Note: The ‘all manufacturing’ orders Y/Y growth rate are available through March only in Datastream for the chart above; the nondefense capital goods ex aircraft orders are current through Aptil.

From the Census April preliminary release on durable goods orders and shipments:

New orders for manufactured durable goods in April decreased $7.1 billion or 3.6 percent to $189.9 billion, the U.S. Census Bureau announced today. This decrease, down two of the last three months, followed a 4.4 percent March increase. Excluding transportation, new orders decreased 1.5 percent. Excluding defense, new orders decreased 3.6 percent.


We know that the auto industrial production print was influenced by the supply chain disruptions stemming from the Japanese earthquake. This probably affected the durable goods orders and shipments as well. Furthermore, the big monthly drop was driven (partially) by a large 30% decline in nondefense aircraft and parts orders over the month.

But the gist of the report, in my view, was disappointing. Total durable goods shipments fell 1% over the month, while new orders plummeted 3.6%. This is a very volatile series, and the March growth in new orders was revised upward to 4.4% over the month from 2.5%; but the average growth rate in ‘core orders’ is showing holes.

Core durable goods orders, ‘nondefense capital goods excluding aircraft’ – a leading indicator of domestic investment spending on equipment and software – fell 2.6% over the month. Volatile, yes; but the real core goods orders turned negative, -0.33% on a 3-month average growth basis, furthering a downward trend that’s been in place since January 2011. The April figure was down 0.2% on a real basis compared to the January-March 2011 average – not a good start to Q2 2011.(The real series is constructed using the CPI durable goods deflator.)

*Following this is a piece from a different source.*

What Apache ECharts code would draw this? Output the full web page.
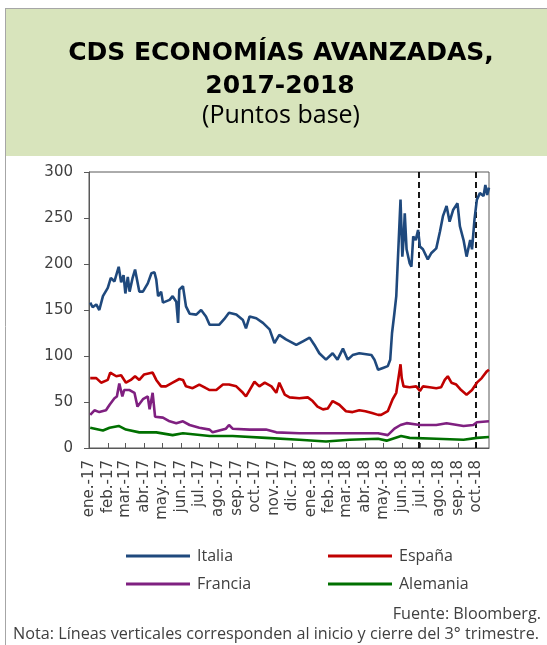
<!DOCTYPE html>
<html>
<head>
<meta charset="utf-8">
<script src="https://cdn.jsdelivr.net/npm/echarts@6/dist/echarts.min.js"></script>
<style>
html,body{margin:0;padding:0;background:#fff;}
#c{width:547px;height:645px;}
</style>
</head>
<body>
<div id="c"></div>
<script>
const monthNames = ['ene.','feb.','mar.','abr.','may.','jun.','jul.','ago.','sep.','oct.','nov.','dic.'];
const yTicks = [0, 50, 100, 150, 200, 250, 300];
const seriesNames = ['Italia', 'España', 'Francia', 'Alemania'];
const quarterLines = ['2018-06-28', '2018-09-30'];

const italia = [
['2017-01-02',158],['2017-01-06',153],['2017-01-12',156],['2017-01-17',150],['2017-01-23',165],['2017-01-31',174],['2017-02-05',185],['2017-02-11',181],['2017-02-18',197],['2017-02-22',180],['2017-02-26',188],['2017-03-01',168],['2017-03-05',186],['2017-03-08',170],['2017-03-13',185],['2017-03-17',194],['2017-03-24',170],['2017-03-30',170],['2017-04-07',179],['2017-04-13',190],['2017-04-18',191],['2017-04-21',183],['2017-04-24',165],['2017-04-29',170],['2017-05-02',158],['2017-05-13',161],['2017-05-18',165],['2017-05-24',159],['2017-05-27',136],['2017-05-29',172],['2017-06-04',176],['2017-06-09',154],['2017-06-15',146],['2017-06-26',145],['2017-07-04',150],['2017-07-12',143],['2017-07-18',134],['2017-08-03',134],['2017-08-11',140],['2017-08-19',147],['2017-08-31',145],['2017-09-11',139],['2017-09-16',130],['2017-09-22',143],['2017-10-03',141],['2017-10-14',136],['2017-10-25',129],['2017-11-02',114],['2017-11-10',123],['2017-11-21',118],['2017-12-08',112],['2017-12-19',116],['2017-12-30',120],['2018-01-07',112],['2018-01-15',103],['2018-01-26',96],['2018-02-06',103],['2018-02-14',96],['2018-02-23',108],['2018-03-03',96],['2018-03-11',101],['2018-03-22',103],['2018-04-11',101],['2018-04-16',96],['2018-04-22',85],['2018-04-30',87],['2018-05-08',89],['2018-05-12',96],['2018-05-15',125],['2018-05-19',147],['2018-05-22',165],['2018-05-25',167],['2018-05-29',270],['2018-06-01',208],['2018-06-03',226],['2018-06-05',255],['2018-06-08',216],['2018-06-13',201],['2018-06-16',197],['2018-06-19',230],['2018-06-23',226],['2018-06-27',237],['2018-06-30',219],['2018-07-05',216],['2018-07-13',205],['2018-07-19',212],['2018-07-27',217],['2018-08-02',235],['2018-08-07',252],['2018-08-13',263],['2018-08-18',246],['2018-08-24',259],['2018-08-31',266],['2018-09-04',241],['2018-09-10',226],['2018-09-15',208],['2018-09-21',226],['2018-09-24',216],['2018-09-28',248],['2018-10-02',270],['2018-10-07',277],['2018-10-13',274],['2018-10-16',286],['2018-10-19',275],['2018-10-22',283]
];
const espana = [
['2017-01-02',76],['2017-01-12',76],['2017-01-20',71],['2017-01-31',74],['2017-02-04',82],['2017-02-14',78],['2017-02-22',79],['2017-03-02',71],['2017-03-10',74],['2017-03-17',78],['2017-03-24',74],['2017-04-01',80],['2017-04-15',82],['2017-04-21',74],['2017-04-29',67],['2017-05-07',67],['2017-05-18',71],['2017-05-29',75],['2017-06-04',74],['2017-06-09',67],['2017-06-20',65],['2017-07-01',69],['2017-07-12',65],['2017-07-18',63],['2017-07-29',63],['2017-08-09',69],['2017-08-19',69],['2017-08-31',67],['2017-09-11',60],['2017-09-16',56],['2017-09-22',63],['2017-09-30',72],['2017-10-08',67],['2017-10-17',71],['2017-10-28',67],['2017-11-05',60],['2017-11-10',71],['2017-11-19',58],['2017-11-27',55],['2017-12-13',54],['2017-12-27',55],['2018-01-04',51],['2018-01-12',45],['2018-01-21',42],['2018-01-29',43],['2018-02-06',51],['2018-02-17',47],['2018-02-28',40],['2018-03-11',39],['2018-03-22',41],['2018-04-01',40],['2018-04-12',38],['2018-04-22',36],['2018-04-27',36],['2018-05-08',40],['2018-05-16',53],['2018-05-22',60],['2018-05-29',91],['2018-05-31',76],['2018-06-03',67],['2018-06-13',66],['2018-06-24',67],['2018-06-30',62],['2018-07-05',67],['2018-07-16',66],['2018-07-27',65],['2018-08-04',66],['2018-08-10',74],['2018-08-15',78],['2018-08-21',71],['2018-08-29',69],['2018-09-06',63],['2018-09-15',58],['2018-09-24',63],['2018-10-02',71],['2018-10-10',76],['2018-10-18',83],['2018-10-22',85]
];
const francia = [
['2017-01-02',36],['2017-01-09',41],['2017-01-17',39],['2017-01-28',41],['2017-02-03',47],['2017-02-11',54],['2017-02-15',56],['2017-02-19',70],['2017-02-24',56],['2017-02-27',63],['2017-03-08',63],['2017-03-16',60],['2017-03-21',45],['2017-03-30',53],['2017-04-07',56],['2017-04-10',42],['2017-04-15',60],['2017-04-19',34],['2017-05-02',33],['2017-05-13',29],['2017-05-24',27],['2017-06-04',29],['2017-06-15',25],['2017-07-01',22],['2017-07-18',20],['2017-07-23',17],['2017-08-14',21],['2017-08-19',25],['2017-08-25',21],['2017-09-22',20],['2017-10-19',20],['2017-11-05',17],['2017-12-13',16],['2018-01-26',16],['2018-03-06',16],['2018-04-22',16],['2018-05-08',14],['2018-05-19',21],['2018-05-29',25],['2018-06-08',27],['2018-06-30',25],['2018-07-27',25],['2018-08-13',27],['2018-09-10',24],['2018-09-26',25],['2018-10-02',28],['2018-10-22',29]
];
const alemania = [
['2017-01-02',22],['2017-01-23',19],['2017-02-03',22],['2017-02-18',24],['2017-03-02',20],['2017-03-24',17],['2017-04-21',17],['2017-05-18',14],['2017-06-04',16],['2017-07-18',13],['2017-08-25',13],['2017-10-19',11],['2017-12-13',9],['2018-01-26',7],['2018-03-06',9],['2018-04-22',10],['2018-05-06',8],['2018-05-30',13],['2018-06-13',11],['2018-07-27',10],['2018-09-10',9],['2018-10-02',11],['2018-10-22',12]
];

const colors = ['#1F497D', '#C00000', '#7F2080', '#007000'];
const dataSets = [italia, espana, francia, alemania];
const axisFont = 'DejaVu Sans';
const textFont = 'Open Sans';

const chart = echarts.init(document.getElementById('c'), null, {renderer: 'canvas'});
const DAY = 86400000;

const series = seriesNames.map((name, i) => ({
  name: name,
  type: 'line',
  data: dataSets[i],
  showSymbol: false,
  symbol: 'none',
  lineStyle: {color: colors[i], width: 2.6},
  itemStyle: {color: colors[i]},
  z: 10 - i,
  animation: false
}));
series[0].markLine = {
  silent: true,
  symbol: 'none',
  label: {show: false},
  lineStyle: {color: '#000', type: [6, 4], width: 1.8},
  data: quarterLines.map(d => ({xAxis: d}))
};

const legendText = {fontFamily: textFont, fontSize: 16, color: '#404040', lineHeight: 18, padding: [0, 0, 0, 2]};

chart.setOption({
  animation: false,
  backgroundColor: '#fff',
  grid: {left: 89, top: 172, right: 58, bottom: 197, show: true, borderColor: '#595959', borderWidth: 1, backgroundColor: 'transparent'},
  xAxis: {
    type: 'time',
    min: '2016-12-31',
    max: '2018-10-22',
    splitNumber: 22,
    minInterval: 28 * DAY,
    maxInterval: 31 * DAY,
    axisLine: {show: true, lineStyle: {color: '#595959', width: 1}},
    axisTick: {show: true, inside: true, length: 5, lineStyle: {color: '#595959'}},
    splitLine: {show: false},
    axisLabel: {
      rotate: 90,
      margin: 12,
      hideOverlap: false,
      fontFamily: axisFont,
      fontSize: 15,
      color: '#404040',
      formatter: function (v) {
        const d = new Date(v);
        return monthNames[d.getMonth()] + '-' + String(d.getFullYear()).slice(2);
      }
    }
  },
  yAxis: {
    type: 'value',
    min: yTicks[0],
    max: yTicks[yTicks.length - 1],
    interval: yTicks[1] - yTicks[0],
    axisLine: {show: true, lineStyle: {color: '#595959', width: 1}},
    axisTick: {show: true, inside: false, length: 5, lineStyle: {color: '#595959'}},
    splitLine: {show: false},
    axisLabel: {margin: 16, fontFamily: axisFont, fontSize: 15, color: '#404040'}
  },
  legend: [
    {
      data: [seriesNames[0], seriesNames[2]],
      orient: 'vertical', left: 121, top: 542,
      icon: 'rect', itemWidth: 64, itemHeight: 3, itemGap: 10,
      textStyle: legendText
    },
    {
      data: [seriesNames[1], seriesNames[3]],
      orient: 'vertical', left: 323, top: 542,
      icon: 'rect', itemWidth: 64, itemHeight: 3, itemGap: 10,
      textStyle: legendText
    }
  ],
  graphic: [
    {type: 'rect', left: 6, top: 9, shape: {x: 0, y: 0, width: 541, height: 147}, style: {fill: '#D8E4BC'}, z: -10},
    {type: 'line', shape: {x1: 5, y1: 8.5, x2: 547, y2: 8.5}, style: {stroke: '#A6A6A6', lineWidth: 1}, z: -5},
    {type: 'line', shape: {x1: 5.5, y1: 8, x2: 5.5, y2: 645}, style: {stroke: '#A6A6A6', lineWidth: 1}, z: -5},
    {type: 'text', x: 281, y: 53, style: {text: 'CDS ECONOMÍAS AVANZADAS,', fontFamily: 'DejaVu Sans', fontWeight: 'bold', fontSize: 25, fill: '#000', textAlign: 'center', textVerticalAlign: 'middle'}},
    {type: 'text', x: 280, y: 86.5, style: {text: '2017-2018', fontFamily: 'DejaVu Sans', fontWeight: 'bold', fontSize: 25, fill: '#000', textAlign: 'center', textVerticalAlign: 'middle'}},
    {type: 'text', x: 281, y: 116, style: {text: '(Puntos base)', fontFamily: textFont, fontSize: 25, fill: '#000', textAlign: 'center', textVerticalAlign: 'middle'}},
    {type: 'text', x: 541, y: 614.5, style: {text: 'Fuente: Bloomberg.', fontFamily: textFont, fontSize: 16.2, fill: '#404040', textAlign: 'right', textVerticalAlign: 'middle'}},
    {type: 'text', x: 539, y: 634, style: {text: 'Nota: Líneas verticales corresponden al inicio y cierre del 3° trimestre.', fontFamily: textFont, fontSize: 16.2, fill: '#404040', textAlign: 'right', textVerticalAlign: 'middle'}}
  ],
  series: series
});
</script>
</body>
</html>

The contributions to Q1 2011 fixed investment spending demonstrate that the entirety of fixed investment growth came from equipment and software, 0.8% quarterly contribution. (On data, you can view the contributions data in Table 2 of the release here or download the data for the entire report here.)

So when will this ‘soft patch’ end? Neil Soss today tells me that 2H 2011 will be quite the kicker, as the temporary supply chain disruptions to industrial activity wear off. We’ll see. It’s going to take quite a bit of growth in 2H 2011 to get the US back on track to the consensus 2011 growth forecast of 2.7% (according to Consensus Economics May report).